● **EXERCISE GOAL**
Your reply should be a single number: how many lines contain the string "this".

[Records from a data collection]
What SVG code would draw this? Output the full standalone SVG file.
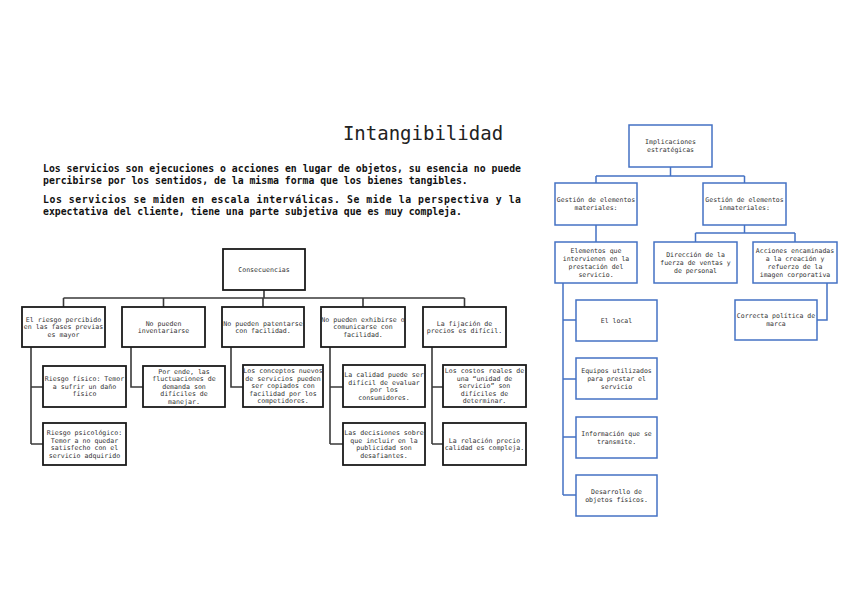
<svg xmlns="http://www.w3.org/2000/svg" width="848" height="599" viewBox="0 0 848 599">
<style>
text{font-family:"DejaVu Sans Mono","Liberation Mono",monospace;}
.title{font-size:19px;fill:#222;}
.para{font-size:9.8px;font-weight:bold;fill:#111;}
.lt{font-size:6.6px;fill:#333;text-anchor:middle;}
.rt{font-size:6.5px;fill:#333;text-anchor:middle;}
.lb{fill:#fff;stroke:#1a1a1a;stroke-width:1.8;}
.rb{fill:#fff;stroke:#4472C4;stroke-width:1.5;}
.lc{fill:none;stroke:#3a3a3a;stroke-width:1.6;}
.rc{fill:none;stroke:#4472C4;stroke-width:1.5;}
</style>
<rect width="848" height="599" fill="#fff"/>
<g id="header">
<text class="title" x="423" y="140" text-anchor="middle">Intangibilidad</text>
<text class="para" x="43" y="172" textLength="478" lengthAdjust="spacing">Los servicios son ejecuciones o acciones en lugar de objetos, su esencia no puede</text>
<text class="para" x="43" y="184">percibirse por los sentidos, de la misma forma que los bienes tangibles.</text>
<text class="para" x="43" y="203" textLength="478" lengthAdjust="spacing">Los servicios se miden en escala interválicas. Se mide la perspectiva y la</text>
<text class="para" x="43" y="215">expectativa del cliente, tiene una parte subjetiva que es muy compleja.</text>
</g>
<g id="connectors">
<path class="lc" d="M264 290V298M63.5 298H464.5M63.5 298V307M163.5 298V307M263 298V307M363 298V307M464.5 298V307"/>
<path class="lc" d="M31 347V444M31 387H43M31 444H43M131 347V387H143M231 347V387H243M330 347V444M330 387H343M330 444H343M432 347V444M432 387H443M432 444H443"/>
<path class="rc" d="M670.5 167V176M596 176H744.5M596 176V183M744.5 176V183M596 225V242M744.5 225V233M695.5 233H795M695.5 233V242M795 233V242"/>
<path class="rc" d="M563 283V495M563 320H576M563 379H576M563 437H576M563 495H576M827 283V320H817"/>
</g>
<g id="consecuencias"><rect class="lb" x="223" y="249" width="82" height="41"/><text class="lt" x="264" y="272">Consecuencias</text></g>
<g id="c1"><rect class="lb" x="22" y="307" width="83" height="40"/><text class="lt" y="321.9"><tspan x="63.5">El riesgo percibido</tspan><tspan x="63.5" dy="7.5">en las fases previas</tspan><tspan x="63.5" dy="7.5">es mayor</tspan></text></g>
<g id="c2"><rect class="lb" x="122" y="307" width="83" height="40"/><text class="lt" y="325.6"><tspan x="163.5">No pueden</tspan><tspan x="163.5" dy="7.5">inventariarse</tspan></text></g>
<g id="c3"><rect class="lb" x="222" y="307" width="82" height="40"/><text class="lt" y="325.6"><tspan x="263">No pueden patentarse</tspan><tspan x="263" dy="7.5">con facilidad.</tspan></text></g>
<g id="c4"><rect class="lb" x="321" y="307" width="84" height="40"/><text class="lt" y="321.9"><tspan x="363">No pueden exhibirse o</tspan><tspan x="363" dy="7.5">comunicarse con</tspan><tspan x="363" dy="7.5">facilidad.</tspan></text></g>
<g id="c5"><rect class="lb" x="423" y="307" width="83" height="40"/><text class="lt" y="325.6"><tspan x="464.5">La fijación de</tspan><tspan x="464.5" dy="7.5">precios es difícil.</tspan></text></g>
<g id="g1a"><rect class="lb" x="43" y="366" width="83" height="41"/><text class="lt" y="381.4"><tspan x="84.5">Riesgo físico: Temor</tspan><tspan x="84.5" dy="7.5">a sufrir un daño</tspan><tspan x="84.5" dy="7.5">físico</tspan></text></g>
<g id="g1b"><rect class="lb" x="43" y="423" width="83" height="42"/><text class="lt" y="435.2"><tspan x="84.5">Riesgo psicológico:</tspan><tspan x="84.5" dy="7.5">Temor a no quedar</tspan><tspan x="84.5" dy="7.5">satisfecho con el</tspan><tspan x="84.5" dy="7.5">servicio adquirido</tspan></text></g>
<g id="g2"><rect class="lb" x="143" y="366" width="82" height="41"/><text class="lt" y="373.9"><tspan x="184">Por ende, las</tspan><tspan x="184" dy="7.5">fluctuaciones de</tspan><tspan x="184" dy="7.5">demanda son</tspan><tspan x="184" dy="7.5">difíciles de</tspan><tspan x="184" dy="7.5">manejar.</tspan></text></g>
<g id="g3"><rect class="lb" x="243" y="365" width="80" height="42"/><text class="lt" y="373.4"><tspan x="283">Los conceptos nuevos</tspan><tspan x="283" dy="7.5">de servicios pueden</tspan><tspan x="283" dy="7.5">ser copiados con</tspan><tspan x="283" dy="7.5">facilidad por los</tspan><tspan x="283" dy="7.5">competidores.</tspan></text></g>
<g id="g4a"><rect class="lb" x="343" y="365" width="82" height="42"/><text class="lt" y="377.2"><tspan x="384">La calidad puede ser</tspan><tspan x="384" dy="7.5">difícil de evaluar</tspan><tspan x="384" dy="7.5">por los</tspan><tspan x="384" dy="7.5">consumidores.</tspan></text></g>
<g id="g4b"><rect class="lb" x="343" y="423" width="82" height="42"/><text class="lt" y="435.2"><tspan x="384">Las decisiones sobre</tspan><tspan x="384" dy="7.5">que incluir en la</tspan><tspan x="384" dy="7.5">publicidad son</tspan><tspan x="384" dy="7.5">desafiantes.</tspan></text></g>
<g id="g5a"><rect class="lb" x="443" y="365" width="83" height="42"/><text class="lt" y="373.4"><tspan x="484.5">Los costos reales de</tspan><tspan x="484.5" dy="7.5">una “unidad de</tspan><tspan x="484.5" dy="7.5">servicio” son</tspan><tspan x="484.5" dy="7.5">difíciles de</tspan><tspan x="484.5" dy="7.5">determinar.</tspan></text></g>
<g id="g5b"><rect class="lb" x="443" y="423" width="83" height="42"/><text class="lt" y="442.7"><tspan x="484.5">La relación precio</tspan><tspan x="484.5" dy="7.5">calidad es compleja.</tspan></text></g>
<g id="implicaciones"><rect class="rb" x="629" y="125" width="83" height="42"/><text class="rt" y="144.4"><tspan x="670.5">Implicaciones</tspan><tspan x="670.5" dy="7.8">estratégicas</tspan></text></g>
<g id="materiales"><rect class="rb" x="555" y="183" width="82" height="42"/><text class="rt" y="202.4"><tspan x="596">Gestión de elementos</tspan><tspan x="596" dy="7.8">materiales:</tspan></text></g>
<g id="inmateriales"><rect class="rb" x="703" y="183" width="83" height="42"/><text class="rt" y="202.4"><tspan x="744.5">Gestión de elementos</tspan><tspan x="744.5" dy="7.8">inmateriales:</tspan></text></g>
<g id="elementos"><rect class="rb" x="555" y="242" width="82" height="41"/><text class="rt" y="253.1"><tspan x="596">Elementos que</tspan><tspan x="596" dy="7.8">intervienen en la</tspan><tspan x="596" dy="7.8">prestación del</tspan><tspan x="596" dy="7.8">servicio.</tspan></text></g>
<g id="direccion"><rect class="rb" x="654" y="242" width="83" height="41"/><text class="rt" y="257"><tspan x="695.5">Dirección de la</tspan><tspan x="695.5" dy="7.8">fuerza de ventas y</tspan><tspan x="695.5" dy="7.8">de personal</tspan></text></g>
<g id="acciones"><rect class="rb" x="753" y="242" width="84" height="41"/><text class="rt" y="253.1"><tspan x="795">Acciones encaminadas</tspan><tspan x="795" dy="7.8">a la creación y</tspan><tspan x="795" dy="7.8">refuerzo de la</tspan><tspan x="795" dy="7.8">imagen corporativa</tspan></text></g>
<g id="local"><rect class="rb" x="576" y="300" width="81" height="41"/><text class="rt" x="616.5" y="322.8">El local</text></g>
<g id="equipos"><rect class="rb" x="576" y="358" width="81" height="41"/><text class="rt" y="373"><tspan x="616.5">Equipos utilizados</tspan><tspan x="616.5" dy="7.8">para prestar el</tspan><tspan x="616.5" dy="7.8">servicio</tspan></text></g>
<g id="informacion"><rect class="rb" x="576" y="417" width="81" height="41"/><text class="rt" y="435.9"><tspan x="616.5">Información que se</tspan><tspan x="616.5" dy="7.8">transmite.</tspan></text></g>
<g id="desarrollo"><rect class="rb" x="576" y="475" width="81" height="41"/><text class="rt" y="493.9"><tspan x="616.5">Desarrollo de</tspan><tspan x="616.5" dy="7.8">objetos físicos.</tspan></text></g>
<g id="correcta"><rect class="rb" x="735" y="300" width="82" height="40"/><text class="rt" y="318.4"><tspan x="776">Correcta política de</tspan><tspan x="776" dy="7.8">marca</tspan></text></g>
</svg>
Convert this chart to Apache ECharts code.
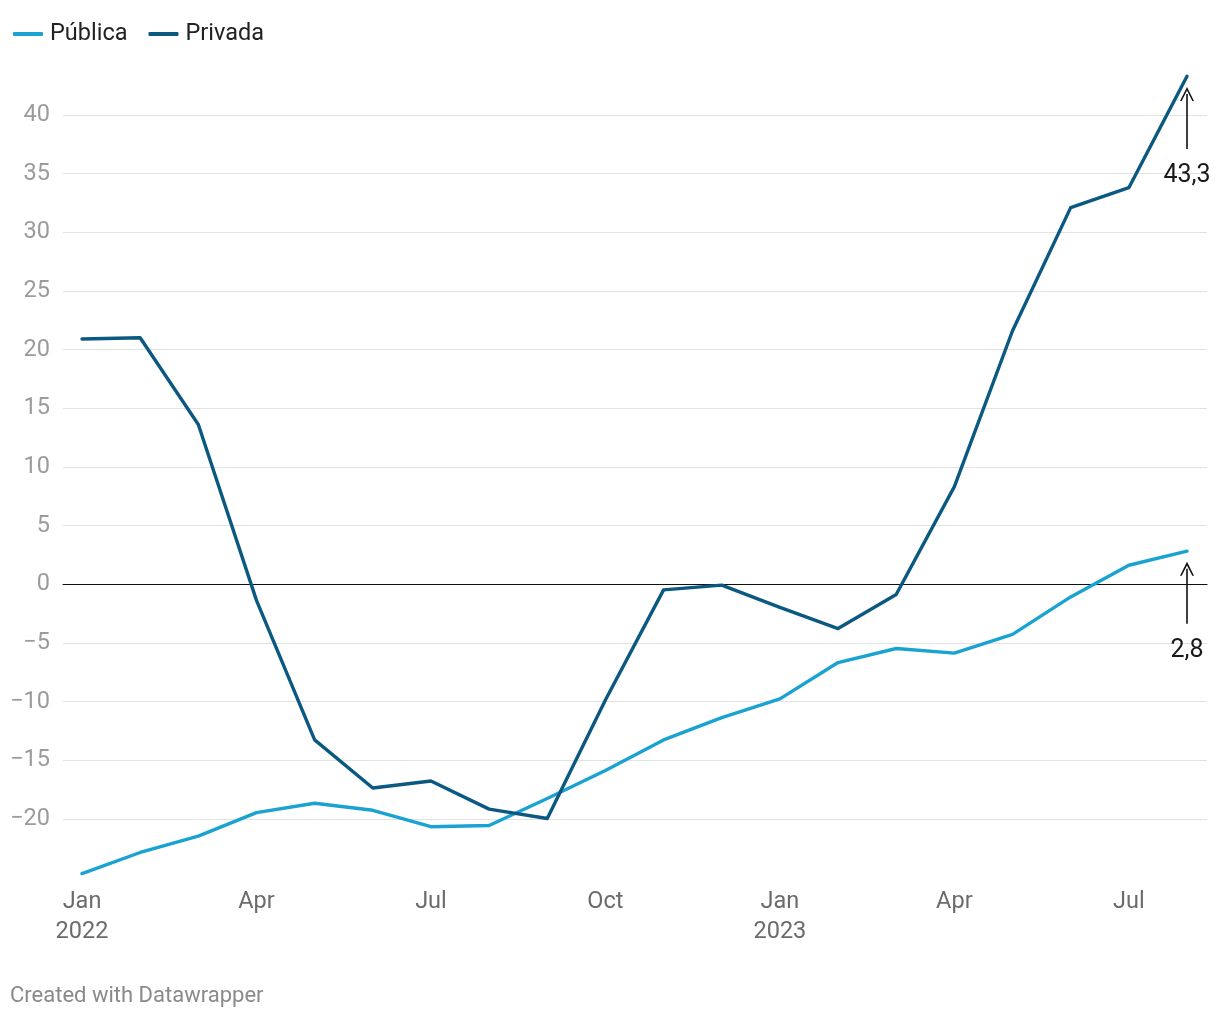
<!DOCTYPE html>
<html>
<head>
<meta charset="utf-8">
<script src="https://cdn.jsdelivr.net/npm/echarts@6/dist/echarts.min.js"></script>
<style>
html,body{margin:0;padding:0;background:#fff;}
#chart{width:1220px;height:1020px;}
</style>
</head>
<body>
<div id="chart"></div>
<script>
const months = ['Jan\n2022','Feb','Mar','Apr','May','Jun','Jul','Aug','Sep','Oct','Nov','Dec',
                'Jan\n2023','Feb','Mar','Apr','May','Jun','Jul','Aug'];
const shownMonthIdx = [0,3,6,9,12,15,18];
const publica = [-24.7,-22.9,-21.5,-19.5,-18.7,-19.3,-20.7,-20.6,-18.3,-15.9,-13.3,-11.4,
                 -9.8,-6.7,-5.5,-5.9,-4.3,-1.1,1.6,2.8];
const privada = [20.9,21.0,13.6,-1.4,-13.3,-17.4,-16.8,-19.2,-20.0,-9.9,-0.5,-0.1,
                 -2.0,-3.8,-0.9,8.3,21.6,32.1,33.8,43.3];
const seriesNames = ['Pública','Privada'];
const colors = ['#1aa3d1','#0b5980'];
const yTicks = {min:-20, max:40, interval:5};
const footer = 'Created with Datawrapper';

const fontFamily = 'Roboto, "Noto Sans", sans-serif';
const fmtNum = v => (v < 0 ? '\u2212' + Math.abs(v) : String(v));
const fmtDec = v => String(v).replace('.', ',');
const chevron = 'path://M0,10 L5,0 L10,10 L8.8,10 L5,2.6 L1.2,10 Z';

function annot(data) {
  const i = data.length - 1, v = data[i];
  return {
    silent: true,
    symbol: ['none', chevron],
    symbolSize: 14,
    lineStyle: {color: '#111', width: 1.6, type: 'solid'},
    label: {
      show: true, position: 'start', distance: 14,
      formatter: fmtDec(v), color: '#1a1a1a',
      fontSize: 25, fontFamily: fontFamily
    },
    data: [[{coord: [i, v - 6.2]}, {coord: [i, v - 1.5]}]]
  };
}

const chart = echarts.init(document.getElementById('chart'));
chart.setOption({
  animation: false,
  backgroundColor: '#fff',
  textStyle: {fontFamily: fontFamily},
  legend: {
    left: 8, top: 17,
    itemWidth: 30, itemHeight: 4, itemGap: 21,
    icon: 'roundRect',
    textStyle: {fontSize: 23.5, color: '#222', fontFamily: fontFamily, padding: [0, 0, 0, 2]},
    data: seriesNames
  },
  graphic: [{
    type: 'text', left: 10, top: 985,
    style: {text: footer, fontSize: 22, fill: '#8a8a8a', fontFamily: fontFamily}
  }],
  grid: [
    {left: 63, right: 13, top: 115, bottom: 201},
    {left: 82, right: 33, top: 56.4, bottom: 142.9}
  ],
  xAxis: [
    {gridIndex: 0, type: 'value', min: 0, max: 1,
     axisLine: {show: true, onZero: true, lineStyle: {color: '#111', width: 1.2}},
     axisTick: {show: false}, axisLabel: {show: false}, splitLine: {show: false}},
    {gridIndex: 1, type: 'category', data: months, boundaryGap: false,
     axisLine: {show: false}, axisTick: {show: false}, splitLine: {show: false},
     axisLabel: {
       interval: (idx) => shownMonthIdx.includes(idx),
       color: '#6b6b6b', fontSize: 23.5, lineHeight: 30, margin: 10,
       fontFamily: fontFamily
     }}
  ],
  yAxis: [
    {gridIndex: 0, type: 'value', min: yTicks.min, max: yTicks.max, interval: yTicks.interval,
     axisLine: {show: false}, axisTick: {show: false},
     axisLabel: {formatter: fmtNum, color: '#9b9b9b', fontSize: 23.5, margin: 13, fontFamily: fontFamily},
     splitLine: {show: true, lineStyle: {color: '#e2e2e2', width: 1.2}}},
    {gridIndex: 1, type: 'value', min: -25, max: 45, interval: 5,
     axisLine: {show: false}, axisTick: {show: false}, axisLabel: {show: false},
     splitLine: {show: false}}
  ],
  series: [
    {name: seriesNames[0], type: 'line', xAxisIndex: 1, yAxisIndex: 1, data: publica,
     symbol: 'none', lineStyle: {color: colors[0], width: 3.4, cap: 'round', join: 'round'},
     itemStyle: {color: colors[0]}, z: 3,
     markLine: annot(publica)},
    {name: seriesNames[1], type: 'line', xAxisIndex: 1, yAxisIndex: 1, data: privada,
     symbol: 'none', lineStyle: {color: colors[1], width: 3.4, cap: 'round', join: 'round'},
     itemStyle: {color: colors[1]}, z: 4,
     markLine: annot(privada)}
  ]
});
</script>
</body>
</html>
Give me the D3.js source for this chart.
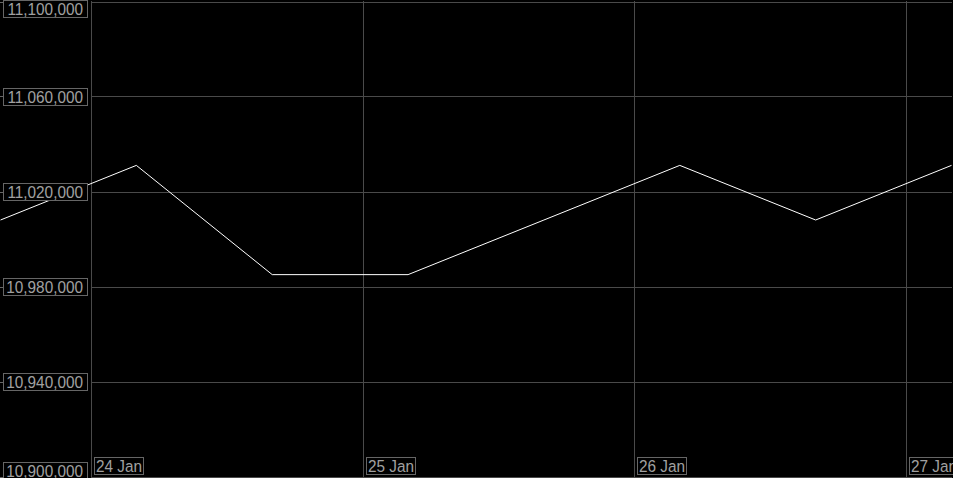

● **SOLVED PROBLEM**
3